- Born: January 6, 1973 (age 53) Uherské Hradiště, Czechoslovakia
- Height: 6 ft 3 in (191 cm)
- Weight: 203 lb (92 kg; 14 st 7 lb)
- Position: Defence
- Shot: Right
- Played for: HC Zlín HC Železárny Třinec HC Slezan Opava Starbulls Rosenheim HIFK HC České Budějovice EHC Linz HC Neftekhimik Nizhnekamsk Leksands IF HC Lasselsberger Plzeň Anyang Halla Totempo HvIK HK 32 Liptovský Mikuláš
- Playing career: 1991–2013

= Patrik Hučko =

Czech ice hockey defencemen

Patrik Hučko (born January 6, 1973) is a Czech former professional ice hockey defenceman.

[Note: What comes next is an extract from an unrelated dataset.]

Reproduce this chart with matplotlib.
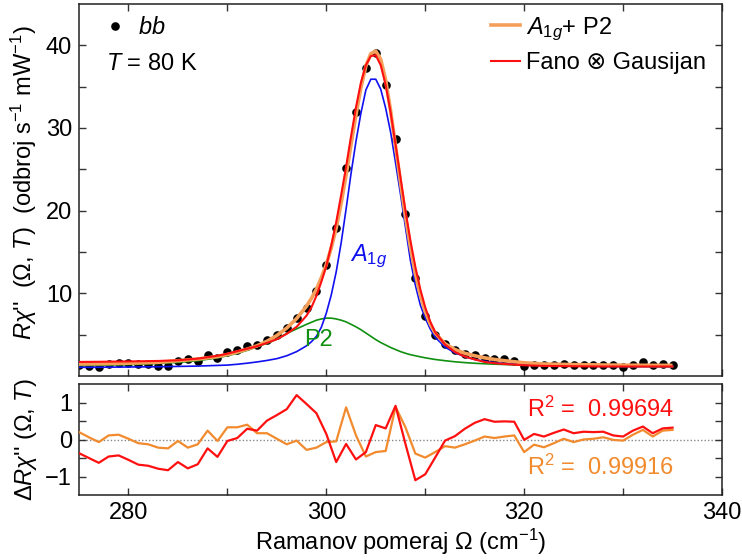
import matplotlib
matplotlib.use("Agg")
import matplotlib.pyplot as plt
from matplotlib.lines import Line2D

plt.rcParams['font.family'] = ['Liberation Sans', 'DejaVu Sans']
plt.rcParams['mathtext.fontset'] = 'custom'
plt.rcParams['mathtext.rm'] = 'Liberation Sans'
plt.rcParams['mathtext.it'] = 'Liberation Sans:italic'
plt.rcParams['mathtext.bf'] = 'Liberation Sans:bold'

FS = 17

# ---- measured data (bb, T = 80 K) ----
data_x = list(range(275, 336))
data_y = [1.3, 1.25, 1.05, 1.4, 1.55, 1.55, 1.5, 1.5, 1.25, 1.25,
          1.8, 2.0, 1.8, 2.5, 2.2, 2.9, 3.2, 3.6, 3.8, 4.4,
          5.0, 5.8, 7.0, 8.2, 10.3, 13.4, 17.9, 25.2, 31.95, 37.3,
          39.1, 35.2, 28.7, 19.55, 11.9, 7.3, 4.9, 3.9, 3.2, 2.7,
          2.5, 2.2, 2.05, 2.0, 1.85, 1.15, 1.35, 1.35, 1.35, 1.4,
          1.35, 1.35, 1.35, 1.3, 1.3, 1.1, 1.35, 1.65, 1.3, 1.5, 1.35]

# ---- fitted curves ----
fit_x = [275, 277, 279, 281, 283, 285, 287, 289, 290, 291, 292, 293, 294, 295, 296, 297, 298,
         298.5, 299, 299.5, 300, 300.5, 301, 301.5, 302, 302.5, 303, 303.5, 304, 304.5, 305,
         305.5, 306, 306.5, 307, 307.5, 308, 308.5, 309, 309.5, 310, 310.5, 311,
         312, 313, 314, 315, 316, 317, 318, 320, 322, 325, 328, 331, 335]
fit_sum = [1.45, 1.48, 1.52, 1.58, 1.66, 1.85, 2.05, 2.35, 2.6, 2.9, 3.25, 3.65, 4.2, 4.9, 5.8, 6.95, 8.45,
           9.4, 10.5, 11.9, 13.5, 15.5, 17.9, 20.9, 24.3, 28.0, 31.6, 34.9, 37.5, 39.0, 39.3,
           38.3, 35.8, 32.1, 27.8, 23.4, 19.3, 15.6, 12.4, 9.8, 7.8, 6.3, 5.2,
           3.9, 3.2, 2.75, 2.45, 2.2, 2.0, 1.85, 1.6, 1.45, 1.38, 1.33, 1.3, 1.28]
fit_fano = [1.7, 1.72, 1.75, 1.78, 1.82, 1.9, 2.1, 2.45, 2.7, 3.0, 3.3, 3.6, 4.0, 4.45, 5.1, 5.95, 7.3,
            8.3, 9.7, 11.4, 13.3, 15.8, 18.6, 21.9, 25.3, 29.0, 32.5, 35.5, 37.6, 38.7, 38.8,
            37.6, 35.2, 31.9, 28.0, 24.0, 20.0, 16.4, 13.2, 10.5, 8.3, 6.6, 5.3,
            3.8, 2.9, 2.35, 2.0, 1.7, 1.55, 1.45, 1.3, 1.22, 1.18, 1.15, 1.15, 1.15]
fit_a1g = [1.05, 1.06, 1.08, 1.1, 1.12, 1.16, 1.2, 1.28, 1.32, 1.42, 1.55, 1.7, 1.88, 2.1, 2.45, 2.95, 3.65,
           4.15, 4.8, 5.9, 7.6, 9.8, 12.6, 16.1, 20.2, 24.5, 28.4, 31.8, 34.6, 35.9, 35.9,
           34.7, 32.4, 29.5, 25.8, 22.0, 18.0, 14.0, 11.0, 8.6, 7.0, 5.7, 4.7,
           3.5, 2.8, 2.35, 2.0, 1.78, 1.62, 1.5, 1.35, 1.27, 1.2, 1.17, 1.15, 1.15]
fit_p2 = [1.25, 1.3, 1.35, 1.42, 1.52, 1.65, 1.85, 2.2, 2.45, 2.75, 3.1, 3.55, 3.95, 4.45, 5.15, 5.7, 6.25,
          6.5, 6.75, 6.9, 7.0, 7.0, 6.9, 6.75, 6.55, 6.25, 5.95, 5.6, 5.2, 4.8, 4.4,
          4.05, 3.75, 3.45, 3.2, 2.95, 2.75, 2.58, 2.45, 2.32, 2.2, 2.1, 2.0,
          1.85, 1.72, 1.62, 1.54, 1.48, 1.43, 1.39, 1.32, 1.27, 1.22, 1.18, 1.15, 1.12]

# ---- residuals ----
res_sum = [0.20, 0.06, -0.07, 0.11, 0.13, 0.02, -0.10, -0.13, -0.22, -0.24,
           -0.04, -0.22, -0.13, 0.24, -0.04, 0.33, 0.33, 0.40, 0.17, 0.17,
           0.02, -0.13, -0.03, -0.28, -0.22, -0.07, -0.05, 0.87, 0.11, -0.46,
           -0.34, -0.31, 0.88, 0.33, -0.38, -0.49, -0.34, -0.18, -0.22, -0.13,
           -0.03, 0.08, 0.04, 0.08, 0.11, -0.34, -0.14, -0.21, -0.10, 0.02,
           -0.07, 0.00, 0.02, 0.06, -0.01, -0.03, 0.13, 0.26, 0.08, 0.24, 0.26]
res_fano = [-0.37, -0.50, -0.63, -0.46, -0.43, -0.55, -0.68, -0.71, -0.79, -0.83,
            -0.61, -0.78, -0.67, -0.24, -0.47, -0.04, 0.04, 0.29, 0.24, 0.51,
            0.66, 0.82, 1.20, 0.96, 0.71, 0.15, -0.61, -0.12, -0.54, -0.34,
            0.39, 0.30, 0.91, -0.12, -1.10, -0.94, -0.49, -0.03, 0.09, 0.29,
            0.45, 0.55, 0.48, 0.49, 0.48, -0.01, 0.15, 0.08, 0.18, 0.27,
            0.17, 0.21, 0.20, 0.21, 0.11, 0.08, 0.24, 0.35, 0.17, 0.30, 0.32]

R2_fano = "0.99694"
R2_sum = "0.99916"

C_ORANGE = '#F5A05A'
C_ORANGE_RES = '#F28A2E'
C_RED = '#FF1010'
C_BLUE = '#1010F0'
C_GREEN = '#109010'

fig = plt.figure(figsize=(7.42, 5.60), dpi=100)
ax1 = fig.add_axes([79/742, 184/560, 643/742, 372/560])
ax2 = fig.add_axes([79/742, 65/560, 643/742, 111/560])

ax1.plot(data_x, data_y, 'o', color='black', ms=6.2, mec='none', zorder=2, clip_on=True)
ax1.plot(fit_x, fit_p2, color=C_GREEN, lw=1.2, zorder=3)
ax1.plot(fit_x, fit_a1g, color=C_BLUE, lw=1.2, zorder=3)
ax1.plot(fit_x, fit_sum, color=C_ORANGE, lw=2.6, zorder=4, solid_capstyle='butt')
ax1.plot(fit_x, fit_fano, color=C_RED, lw=1.5, zorder=5)

ax1.text(302.4, 14.5, r'$A_{1g}$', color=C_BLUE, fontsize=FS, ha='left', va='center')
ax1.text(297.8, 4.3, 'P2', color=C_GREEN, fontsize=FS, ha='left', va='center')

h_data = Line2D([], [], ls='none', marker='o', color='black', ms=6.2, mec='none')
leg1 = ax1.legend([h_data], [r'$bb$'], loc='upper left', bbox_to_anchor=(0.038, 0.965),
                  frameon=False, fontsize=FS, handlelength=1.0, handletextpad=0.45,
                  borderaxespad=0.0, borderpad=0.0)
ax1.add_artist(leg1)
fig.text(106/742, 1 - 64/560, r'$T$ = 80 K', fontsize=FS, ha='left', va='center')
h_sum = Line2D([], [], color=C_ORANGE, lw=2.6)
h_fano = Line2D([], [], color=C_RED, lw=1.5)
ax1.legend([h_sum, h_fano], [r'$A_{1g}$+ P2', 'Fano \u2297 Gausijan'], loc='upper left',
           bbox_to_anchor=(0.6407, 0.97),
           frameon=False, fontsize=FS, handlelength=1.23, handletextpad=0.27,
           labelspacing=0.42, borderaxespad=0.0, borderpad=0.0)

ax1.set_xlim(275, 340)
ax1.set_ylim(0, 45)
ax1.set_xticks([280, 300, 320, 340])
ax1.set_xticks([290, 310, 330], minor=True)
ax1.set_yticks([10, 20, 30, 40])
ax1.set_yticks([5, 15, 25, 35], minor=True)
ax1.tick_params(labelbottom=False)

ax2.axhline(0, color='#888888', lw=1.0, ls=(0, (1, 1.5)), zorder=1)
ax2.plot(data_x, res_sum, color=C_ORANGE_RES, lw=1.6, zorder=3)
ax2.plot(data_x, res_fano, color=C_RED, lw=1.6, zorder=4)
ax2.text(320.3, 0.82, 'R$^2$ =  ' + R2_fano, color=C_RED, fontsize=FS, ha='left', va='center')
ax2.text(320.3, -0.74, 'R$^2$ =  ' + R2_sum, color=C_ORANGE_RES, fontsize=FS, ha='left', va='center')
ax2.set_xlim(275, 340)
ax2.set_ylim(-1.5, 1.5)
ax2.set_xticks([280, 300, 320, 340])
ax2.set_xticks([290, 310, 330], minor=True)
ax2.set_yticks([-1, 0, 1])
ax2.set_yticks([-0.5, 0.5], minor=True)

for ax in (ax1, ax2):
    ax.tick_params(which='both', direction='in', top=True, right=True, length=5,
                   width=1.0, color='#333333', labelsize=FS, pad=5)
    for s in ax.spines.values():
        s.set_linewidth(1.1)
        s.set_color('#222222')

ax1.set_ylabel(r"$R\chi$''  ($\Omega$, $T$)  (odbroj s$^{-1}$ mW$^{-1}$)", fontsize=FS)
ax2.set_ylabel(r"$\Delta R\chi$'' ($\Omega$, $T$)", fontsize=FS)
ax1.yaxis.set_label_coords(-0.062, 0.52)
ax2.yaxis.set_label_coords(-0.062, 0.5)
ax2.set_xlabel(r"Ramanov pomeraj $\Omega$ (cm$^{-1}$)", fontsize=FS, labelpad=2)

fig.savefig('out.png', dpi=100)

Hučko played in the Czech Extraliga for HC Zlín, HC Železárny Třinec, HC Slezan Opava, HC České Budějovice and HC Lasselsberger Plzeň. He won a league championship with Zlín in 2004.

He also played in the Deutsche Eishockey Liga for Starbulls Rosenheim, the SM-liiga for HIFK, the Russian Superleague for HC Neftekhimik Nizhnekamsk and the Elitserien for Leksands IF.